I just get a bit of my high school and college math frustration and anger back when I read stuff like that, because it’s more about the wording and how you interpret the wording, than it’s about actually understanding the math itself.

So how does the following scenario fit in?

I deal down two cards out of a throughly mixed deck that is half G and half B.

Sight unseen each is 50/50 odds G or B.

I uncover one and see it is B. Tell you. You now know one of these two cards is a B. I then ask you what are the odds the remaining card is a G?

It is the same circumstance as phrased

I may be dense but I am not getting how the independence of what the second card is is contingent on my knowledge of the first card’s identity?

The way to do it to make it fit is

You draw 2 cards, look at them both: if they are both G you say nothing, replace them, draw 2 more cards, look at them both again, if they’re still GG you replace, draw again until you get a combination that is not GG.

Only then do you say “I have at least one B”

Looking at one card and stating its value of course the other card is 50-50

The intuitive answers are based on a problem setup like you describe, where one card (or child or whatever) is chosen randomly, and then we’re told information about that one, specific, chosen card (or child). These answers are intuitive because that’s the most common way that we gain information like this.

The non-intuitive answers are based on getting the information in other ways, such as someone dealing out two cards each from a bunch of decks, looking at all of the cards, and then eliminating all card pairs that do not meet some pre-decided condition. These answers are non-intuitive because that’s a very uncommon way for us to gain information like that.
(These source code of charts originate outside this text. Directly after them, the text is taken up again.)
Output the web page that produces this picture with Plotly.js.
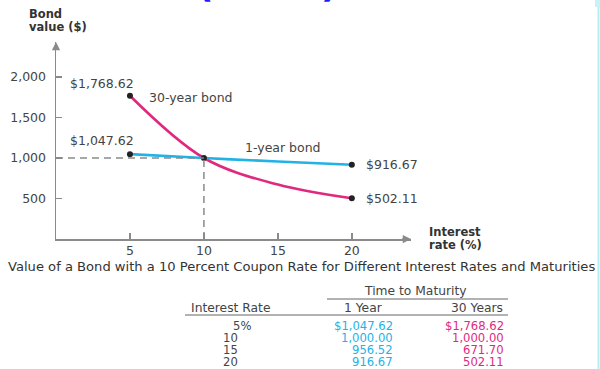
<!DOCTYPE html>
<html>
<head>
<meta charset="utf-8">
<script src="https://cdn.plot.ly/plotly-3.0.1.min.js"></script>
<style>html,body{margin:0;padding:0;background:#fff;}#chart{width:600px;height:369px;}</style>
</head>
<body>
<div id="chart"></div>
<script>
// ---- data ----
const rates = [5, 10, 15, 20];
const oneYear = [1047.62, 1000.00, 956.52, 916.67];
const thirtyYear = [1768.62, 1000.00, 671.70, 502.11];
const yTicks = [500, 1000, 1500, 2000];
const xTicks = [5, 10, 15, 20];
const seriesNames = ['1-year bond', '30-year bond'];
const tableHeaders = ['Interest Rate', '1 Year', '30 Years'];
const tableGroupHeader = 'Time to Maturity';
const caption = 'Value of a Bond with a 10 Percent Coupon Rate for Different Interest Rates and Maturities';
const yTitle = ['Bond', 'value ($)'];
const xTitle = ['Interest', 'rate (%)'];

// ---- style ----
const W = 600, H = 369;
const FONT = 'DejaVu Sans, Arial, sans-serif';
const PINK = '#e1287f';
const CYAN = '#22b2e6';
const GREY = '#8a8a8a';
const TEXT = '#444';
const px = x => x / W;
const py = y => 1 - y / H;

const fmt = (v, dollar) => (dollar ? '$' : '') + v.toLocaleString('en-US', {minimumFractionDigits: 2, maximumFractionDigits: 2});

const traces = [
  {x: rates, y: thirtyYear, mode: 'lines', line: {color: PINK, width: 2.6, shape: 'spline', smoothing: 1}, hoverinfo: 'skip', name: seriesNames[1]},
  {x: rates, y: oneYear, mode: 'lines', line: {color: CYAN, width: 2.6, shape: 'spline', smoothing: 1}, hoverinfo: 'skip', name: seriesNames[0]},
  {x: [rates[0], rates[3], rates[0], rates[3], rates[1]],
   y: [thirtyYear[0], thirtyYear[3], oneYear[0], oneYear[3], thirtyYear[1]],
   mode: 'markers', marker: {color: '#222', size: 6}, hoverinfo: 'skip', cliponaxis: false}
];

const ann = [];
const lab = (text, x, y, opts) => ann.push(Object.assign({text, x, y, xref: 'x', yref: 'y', showarrow: false,
  font: {family: FONT, size: 12.5, color: TEXT}}, opts));

// point labels
lab(fmt(thirtyYear[0], true), rates[0], thirtyYear[0], {xanchor: 'center', yanchor: 'middle', xshift: -28, yshift: 12});
lab(seriesNames[1], rates[0], thirtyYear[0], {xanchor: 'left', yanchor: 'middle', xshift: 17, yshift: -2});
lab(fmt(oneYear[0], true), rates[0], oneYear[0], {xanchor: 'center', yanchor: 'middle', xshift: -28, yshift: 14});
lab(seriesNames[0], rates[2], oneYear[2], {xanchor: 'center', yanchor: 'middle', xshift: 5, yshift: 14});
lab(fmt(oneYear[3], true), rates[3], oneYear[3], {xanchor: 'left', yanchor: 'middle', xshift: 12, yshift: 0});
lab(fmt(thirtyYear[3], true), rates[3], thirtyYear[3], {xanchor: 'left', yanchor: 'middle', xshift: 12, yshift: 0});

// axis arrows
ann.push({x: 24, y: 0, ax: 23.3, ay: 0, xref: 'x', yref: 'y', axref: 'x', ayref: 'y', text: '', showarrow: true,
  arrowhead: 2, arrowsize: 1.1, arrowwidth: 1.5, arrowcolor: GREY});
ann.push({x: 0, y: 2432, ax: 0, ay: 2380, xref: 'x', yref: 'y', axref: 'x', ayref: 'y', text: '', showarrow: true,
  arrowhead: 2, arrowsize: 1.1, arrowwidth: 1.5, arrowcolor: GREY});

// axis titles
const pap = (text, x, y, opts) => ann.push(Object.assign({text, x: px(x), y: py(y), xref: 'paper', yref: 'paper', showarrow: false,
  font: {family: FONT, size: 12.5, color: TEXT}}, opts));
pap('<b>' + yTitle[0] + '</b>', 27, 14, {xanchor: 'left', yanchor: 'middle', font: {family: FONT, size: 11.5, color: '#333'}});
pap('<b>' + yTitle[1] + '</b>', 27, 27, {xanchor: 'left', yanchor: 'middle', font: {family: FONT, size: 11.5, color: '#333'}});
pap('<b>' + xTitle[0] + '</b>', 427, 232, {xanchor: 'left', yanchor: 'middle', font: {family: FONT, size: 11.5, color: '#333'}});
pap('<b>' + xTitle[1] + '</b>', 427, 245, {xanchor: 'left', yanchor: 'middle', font: {family: FONT, size: 11.5, color: '#333'}});

// caption
pap(caption, 301, 266, {xanchor: 'center', yanchor: 'middle', font: {family: FONT, size: 13.1, color: '#333'}});

// table
const TF = 11.6;
pap(tableGroupHeader, 415, 291, {xanchor: 'center', yanchor: 'middle', font: {family: FONT, size: 12.3, color: TEXT}});
pap(tableHeaders[0], 231, 308, {xanchor: 'center', yanchor: 'middle', font: {family: FONT, size: 12.3, color: TEXT}});
pap(tableHeaders[1], 363, 308, {xanchor: 'center', yanchor: 'middle', font: {family: FONT, size: 12.3, color: TEXT}});
pap(tableHeaders[2], 505, 308, {xanchor: 'right', yanchor: 'middle', font: {family: FONT, size: 12.3, color: TEXT}});
const rowY = [326, 338, 350, 362];
rates.forEach((r, i) => {
  if (i === 0) pap(r + '%', 231, rowY[i], {xanchor: 'left', yanchor: 'middle', font: {family: FONT, size: TF, color: TEXT}});
  else pap(String(r), 240, rowY[i], {xanchor: 'right', yanchor: 'middle', font: {family: FONT, size: TF, color: TEXT}});
  pap(fmt(oneYear[i], i === 0), 395, rowY[i], {xanchor: 'right', yanchor: 'middle', font: {family: FONT, size: TF, color: CYAN}});
  pap(fmt(thirtyYear[i], i === 0), 506, rowY[i], {xanchor: 'right', yanchor: 'middle', font: {family: FONT, size: TF, color: PINK}});
});

// cut-off slide title at the very top (only the bottoms of the parentheses show)
ann.push({text: "<b>(Cont.)</b>", x: px(267), y: py(6.5), xref: 'paper', yref: 'paper', showarrow: false,
  xanchor: 'center', yanchor: 'bottom', font: {family: FONT, size: 36, color: '#1a1aff'}});

const shapes = [
  {type: 'line', xref: 'x', yref: 'y', x0: 0, x1: rates[1], y0: oneYear[1], y1: oneYear[1], line: {color: GREY, width: 1.5, dash: '7px,5px'}},
  {type: 'line', xref: 'x', yref: 'y', x0: rates[1], x1: rates[1], y0: 0, y1: oneYear[1], line: {color: GREY, width: 1.5, dash: '7px,5px'}},
  {type: 'line', xref: 'paper', yref: 'paper', x0: px(327), x1: px(508), y0: py(299), y1: py(299), line: {color: '#999', width: 1.5}},
  {type: 'line', xref: 'paper', yref: 'paper', x0: px(185), x1: px(508), y0: py(315), y1: py(315), line: {color: '#999', width: 1.5}},
  {type: 'line', xref: 'paper', yref: 'paper', x0: px(598.5), x1: px(598.5), y0: 0, y1: 1, line: {color: '#b4f0f2', width: 2}},
  {type: 'rect', xref: 'paper', yref: 'paper', x0: px(595), x1: px(600), y0: py(7), y1: 1, line: {width: 0}, fillcolor: '#c6f4f6'}
];

const layout = {
  width: W, height: H,
  margin: {l: 0, r: 0, t: 0, b: 0},
  paper_bgcolor: '#fff', plot_bgcolor: '#fff',
  showlegend: false,
  xaxis: {domain: [px(56), px(411)], range: [0, 24], showgrid: false, zeroline: false,
    showline: true, linecolor: GREY, linewidth: 1.5,
    tickvals: xTicks, ticks: 'inside', ticklen: 6, tickwidth: 1.5, tickcolor: GREY,
    tickfont: {family: FONT, size: 12.5, color: TEXT}, ticklabelstandoff: -1},
  yaxis: {domain: [py(239), py(42)], range: [0, 2432], showgrid: false, zeroline: false,
    showline: true, linecolor: GREY, linewidth: 1.5,
    tickvals: yTicks, tickformat: ',d', ticks: 'inside', ticklen: 6, tickwidth: 1.5, tickcolor: GREY,
    tickfont: {family: FONT, size: 12.5, color: TEXT}, ticklabelstandoff: 6},
  annotations: ann,
  shapes: shapes
};

Plotly.newPlot('chart', traces, layout, {staticPlot: true, displayModeBar: false});
</script>
</body>
</html>
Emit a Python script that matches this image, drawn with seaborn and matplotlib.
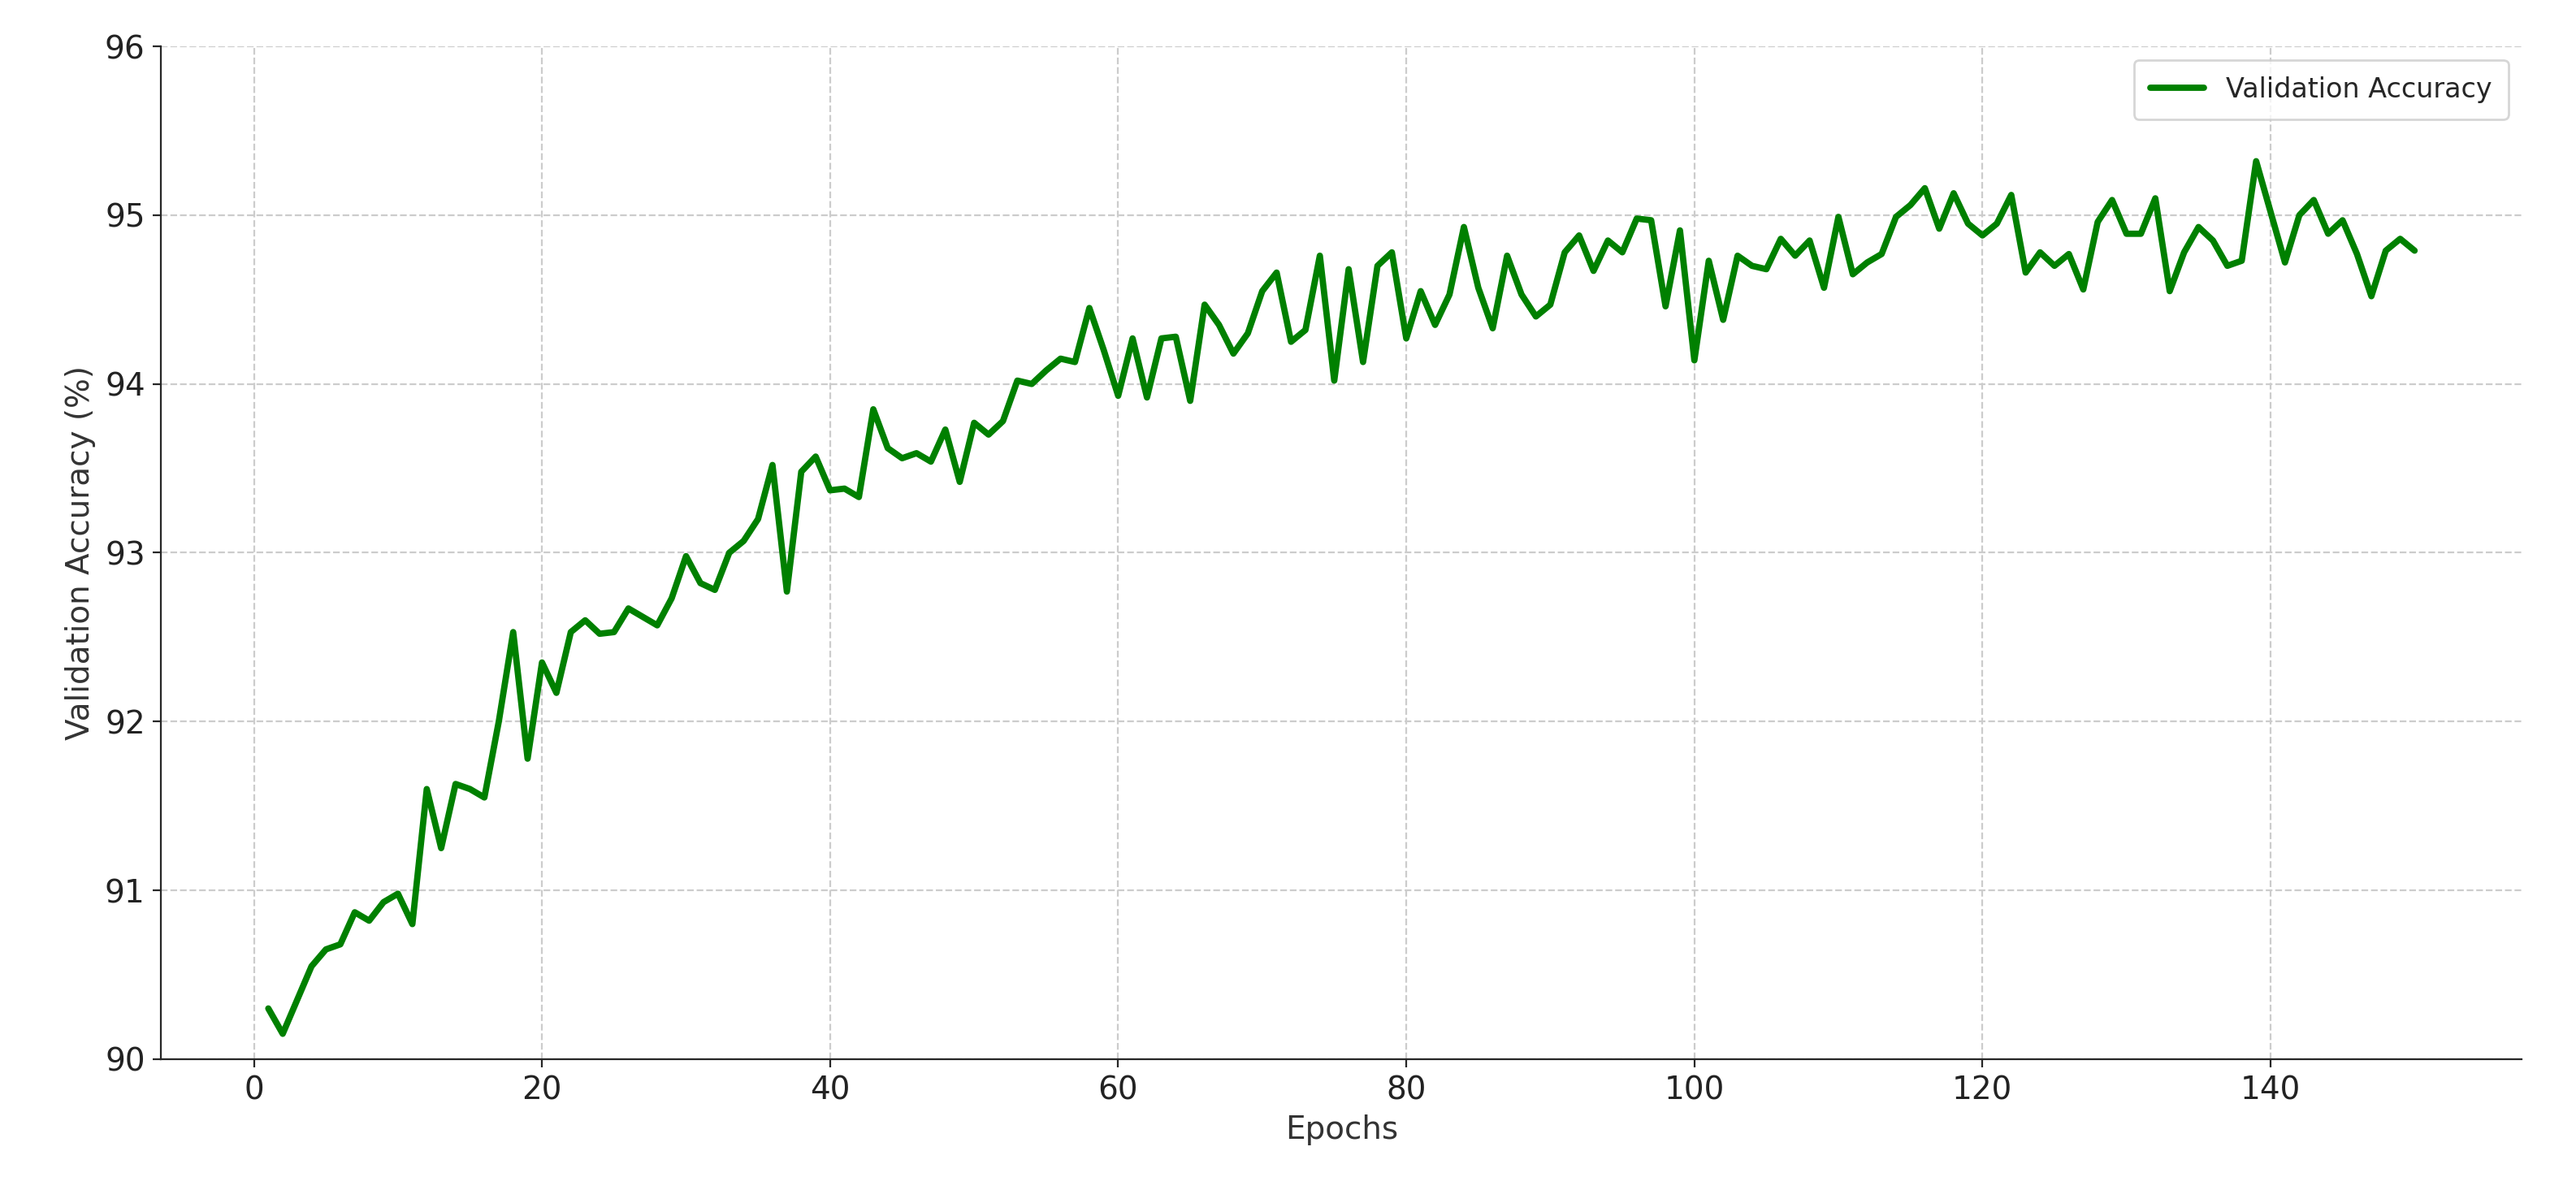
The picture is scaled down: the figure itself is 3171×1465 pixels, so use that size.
import numpy as np
import pandas as pd
import matplotlib
matplotlib.use("Agg")
import matplotlib.pyplot as plt
import seaborn as sns

epochs = list(range(1, 151))
val_acc = [
    90.30, 90.15, 90.35, 90.55, 90.65, 90.68, 90.87, 90.82, 90.93, 90.98,
    90.80, 91.60, 91.25, 91.63, 91.60, 91.55, 92.00, 92.53, 91.78, 92.35,
    92.17, 92.53, 92.60, 92.52, 92.53, 92.67, 92.62, 92.57, 92.73, 92.98,
    92.82, 92.78, 93.00, 93.07, 93.20, 93.52, 92.77, 93.48, 93.57, 93.37,
    93.38, 93.33, 93.85, 93.62, 93.56, 93.59, 93.54, 93.73, 93.42, 93.77,
    93.70, 93.78, 94.02, 94.00, 94.08, 94.15, 94.13, 94.45, 94.20, 93.93,
    94.27, 93.92, 94.27, 94.28, 93.90, 94.47, 94.35, 94.18, 94.30, 94.55,
    94.66, 94.25, 94.32, 94.76, 94.02, 94.68, 94.13, 94.70, 94.78, 94.27,
    94.55, 94.35, 94.53, 94.93, 94.57, 94.33, 94.76, 94.53, 94.40, 94.47,
    94.78, 94.88, 94.67, 94.85, 94.78, 94.98, 94.97, 94.46, 94.91, 94.14,
    94.73, 94.38, 94.76, 94.70, 94.68, 94.86, 94.76, 94.85, 94.57, 94.99,
    94.65, 94.72, 94.77, 94.99, 95.06, 95.16, 94.92, 95.13, 94.95, 94.88,
    94.95, 95.12, 94.66, 94.78, 94.70, 94.77, 94.56, 94.96, 95.09, 94.89,
    94.89, 95.10, 94.55, 94.78, 94.93, 94.85, 94.70, 94.73, 95.32, 95.02,
    94.72, 95.00, 95.09, 94.89, 94.97, 94.77, 94.52, 94.79, 94.86, 94.79,
]

df = pd.DataFrame({"Epochs": epochs, "Validation Accuracy": val_acc})

sns.set_style("ticks")
plt.rcParams['font.family'] = ['DejaVu Sans']

fig, ax = plt.subplots(figsize=(15.855, 7.325), dpi=200)
fig.subplots_adjust(left=0.0625, right=0.979, top=0.961, bottom=0.11)

sns.lineplot(data=df, x="Epochs", y="Validation Accuracy", color="green",
             linewidth=2.8, label="Validation Accuracy", ax=ax)

ax.set_ylim(90, 96)
ax.set_xticks([0, 20, 40, 60, 80, 100, 120, 140])
ax.set_xlabel("Epochs", fontsize=14, color="#333333")
ax.set_ylabel("Validation Accuracy (%)", fontsize=14, color="#333333")
ax.tick_params(labelsize=14, labelcolor="#222222")
ax.grid(True, linestyle="--", color="#cccccc", linewidth=0.8)
sns.despine(ax=ax)
ax.legend(loc="upper right", fontsize=12, frameon=True, fancybox=True,
          borderpad=0.6)

fig.savefig("out.png", dpi=200)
The real problem is when people who don’t fully understand the problem don’t describe it fully, and then insist that the information must have been obtained in an uncommon way, instead of in the intuitive way. One sign of this happening is when the questioner uses phrases like “the other card”, which are only meaningful if you did it the intuitive way (which is why they’re using those phrases, because their own intuition works that way, too).